David Zwirner is the driving force of the Njideka Akunyili Crosby exhibition.
After the debut in Los Angeles in May 2023, Njideka’s first solo exhibition in New York took place from September 14 to October 28.
Njideka Akunyili Crosby “combines painted depictions of people, places, and subjects from her life with photographic transfers derived from her personal image archive as well as Nigerian magazines and other mass media sources. The resulting works are visual tapestries that vivify the personal and social dimensions of contemporary life while evocatively expressing the intricacies of African diasporic identity.”
Highlights of the exhibition include the showcasing of Njideka’s two new works from her series entitled “The Beautyful Ones”, inspired by the 1968 classic novel The Beautyful Ones Are Not Yet Born by the iconoclastic Ghanaian novelist Ayi Kwei Armah.
With Njideka’s paintings in view, one can reimagine Armah’s creations such as Chichidodo, the bird that hates excrement but only feeds on maggots which grow in the lavatory, and Aboliga the Frog’s picture of the man-child that impossibly completes the cycle from babyhood to adulthood and decaying death in seven short years!
In the music vein, Gerald Eze opened the event with a chant, accompanied by harp-like melodies on his Uboaka, a traditional Igbo lamellophone.
Through the chant, he invited the audience into the spiritual experience of Igbo classical music: Kilibe Nu Nka, Omenka Njideka n’eti uwa mmonwu – (take a view of arts, the Artist Njideka is exhibiting the manifestation of spirits).
With the song “Udenguma,” Gerald told the story of an artist who dared all odds, including death, to dance for the community, thus bringing the audience into a transcendental experience of Njideka’s art through his music.

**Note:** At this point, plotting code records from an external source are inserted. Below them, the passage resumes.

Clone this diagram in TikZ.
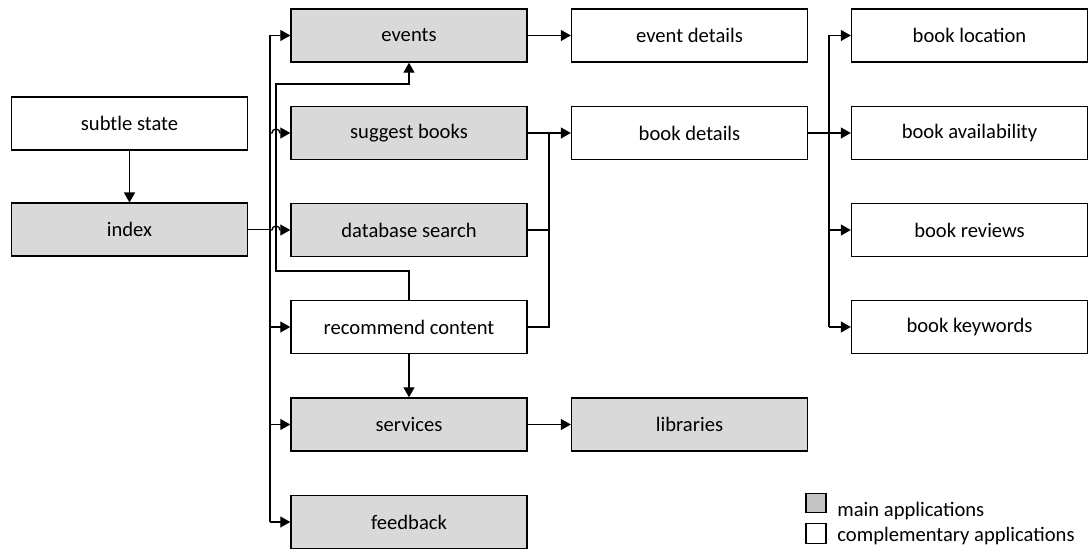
\documentclass[tikz,border=0pt]{standalone}
\usepackage{fontspec}
\setmainfont{Carlito}
\usepackage{tikz}
\usetikzlibrary{arrows.meta, positioning, calc}
\definecolor{mainfill}{HTML}{D9D9D9}
\definecolor{legendfill}{HTML}{C4C4C4}

\tikzset{
  app/.style={draw, line width=0.7pt, minimum width=118pt, minimum height=26.5pt,
    inner sep=0pt, font=\fontsize{10.3}{12}\selectfont},
  mainapp/.style={app, fill=mainfill},
  compapp/.style={app, fill=white},
  link/.style={line width=0.65pt},
  arr/.style={link, -{Triangle[length=5pt,width=5.5pt]}},
  legendbox/.style={draw, line width=0.6pt, minimum width=10pt, minimum height=9.8pt, inner sep=0pt},
  legendtext/.style={anchor=base west, inner sep=0pt, font=\fontsize{10.3}{12}\selectfont}
}

\begin{document}
\begin{tikzpicture}[x=0.5pt, y=-0.5pt]
  \useasboundingbox (0,0) rectangle (1090,549);

  % first column
  \node[compapp] (subtle) at (129.5,123.7) {subtle state};
  \node[mainapp] (index) at (129.5,229.7) {index};

  % second column
  \node[mainapp] (events) at (409,35.5) {events};
  \node[mainapp] (suggest) at (409,133) {suggest books};
  \node[mainapp] (dbsearch) at (409,230) {database search};
  \node[compapp] (recommend) at (409,327) {recommend content};
  \node[mainapp] (services) at (409,424.5) {services};
  \node[mainapp] (feedback) at (409,522) {feedback};

  % third column
  \node[compapp] (evdetails) at (689.5,35.5) {event details};
  \node[compapp] (bkdetails) at (689.5,133) {book details};
  \node[mainapp] (libraries) at (689.5,424.5) {libraries};

  % fourth column
  \node[compapp] (bklocation) at (969.5,35.5) {book location};
  \node[compapp] (bkavail) at (969.5,133) {book availability};
  \node[compapp] (bkreviews) at (969.5,230) {book reviews};
  \node[compapp] (bkkeywords) at (969.5,327) {book keywords};

  % bus positions
  \coordinate (busA) at (270,0);
  \coordinate (busB) at (276,0);
  \coordinate (busC) at (549,0);
  \coordinate (busD) at (829,0);
  \coordinate (loopLow) at (409,271);
  \coordinate (loopHigh) at (409,84);

  \draw[arr] (subtle) -- (index);

  % index to the second column
  \draw[link] (index.east) -- (busA |- index.east);
  \draw[link] (busA |- events.west) -- (busA |- feedback.west);
  \draw[arr] (busA |- events.west) -- (events.west);
  \draw[arr] (busA |- suggest.west) -- ($(busB |- suggest.west)+(-4,0)$)
    arc[start angle=180, end angle=360, radius=4] -- (suggest.west);
  \draw[arr] (busA |- dbsearch.west) -- ($(busB |- dbsearch.west)+(-4,0)$)
    arc[start angle=180, end angle=360, radius=4] -- (dbsearch.west);
  \draw[arr] (busA |- recommend.west) -- (recommend.west);
  \draw[arr] (busA |- services.west) -- (services.west);
  \draw[arr] (busA |- feedback.west) -- (feedback.west);

  % recommend content back to events
  \draw[arr] (recommend.north) -- (loopLow) -- (busB |- loopLow)
    -- (busB |- loopHigh) -- (loopHigh) -- (events.south);
  \draw[arr] (recommend) -- (services);

  % second to third column
  \draw[arr] (events) -- (evdetails);
  \draw[arr] (suggest) -- (bkdetails);
  \draw[link] (dbsearch.east) -- (busC |- dbsearch.east);
  \draw[link] (recommend.east) -- (busC |- recommend.east) -- (busC |- suggest.east);
  \draw[arr] (services) -- (libraries);

  % book details to fourth column
  \draw[link] (bkdetails.east) -- (busD |- bkdetails.east);
  \draw[link] (busD |- bklocation.west) -- (busD |- bkkeywords.west);
  \foreach \b in {bklocation, bkavail, bkreviews, bkkeywords}
    \draw[arr] (busD |- \b.west) -- (\b.west);

  % legend
  \node[legendbox, fill=legendfill] (keymain) at (816,503) {};
  \node[legendbox, fill=white] (keycomp) at (816,533.5) {};
  \node[legendtext] (keymaintext) at (837,516.5) {main applications};
  \node[legendtext] (keycomptext) at (837,541.5) {complementary applications};
\end{tikzpicture}
\end{document}
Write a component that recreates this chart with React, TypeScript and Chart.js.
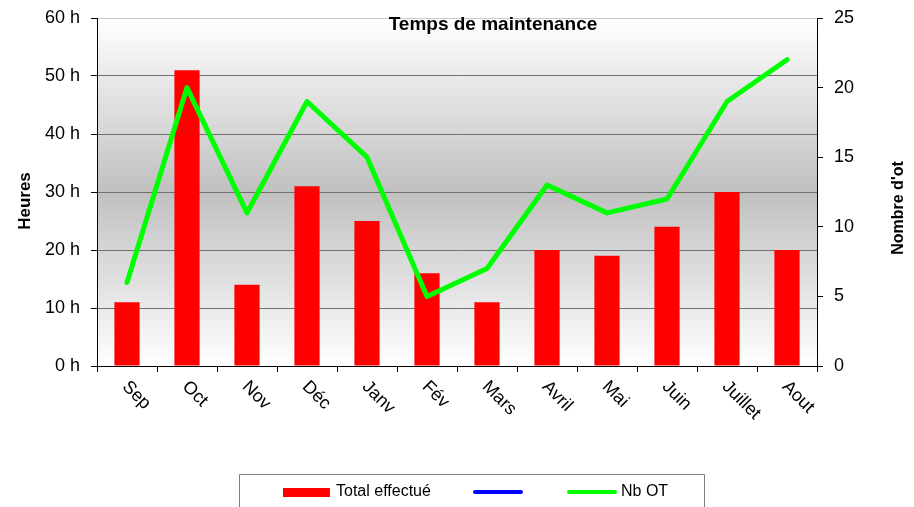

The song Ifediche “The Difference” was dedicated to Njideka as a unique artist, while Gerald’s recent composition, “Mmirioma,” honoured the Igbo spirit of resilience which was demonstrated by the Igbo people who resisted slavery and rather drowned at Dunbar Creek, St. Simons Island.
This story of resilience was called “Igbo Landing,” but the concert was tagged “Igbo Rising: A Performance of Nigerian Music.”
Gerald began this powerful song with the Oja which is an instrument that inspires bravery and resilience in the Igbo.
He concluded with the performance of “Rise and Shine,” inviting the audience to rise to the tides of a new dawn.
Gerald donated Uboaka produced in Ichoku Academy, and an Oja, to the team of staff and students from Wide Rainbow School, New York, and taught them Igbo music as part of the exhibition programme.
With this latest move, Igbo musical instruments and folk songs are gradually becoming relevant in art and educational institutions in the United States, as they now contribute to diversity, education and entertainment.
Gerald Eze performed alongside Sandra Chisom Umeh, his former music student at Nnamdi Azikiwe University in Awka, and Will Calhoun who is an African-American Grammy award-winning drummer.
With the international support of David Zwirner, his art gallery team of Anthony Gelfand, Felice Jiang, Courtney Snyder, and Andre Keichian who is Njideka’s studio manager, Njideka Akunyili Crosby and Gerald Eze are taking African art and music from the village square to the universe.
It’s a modern-day rising worthy of intercontinental celebration.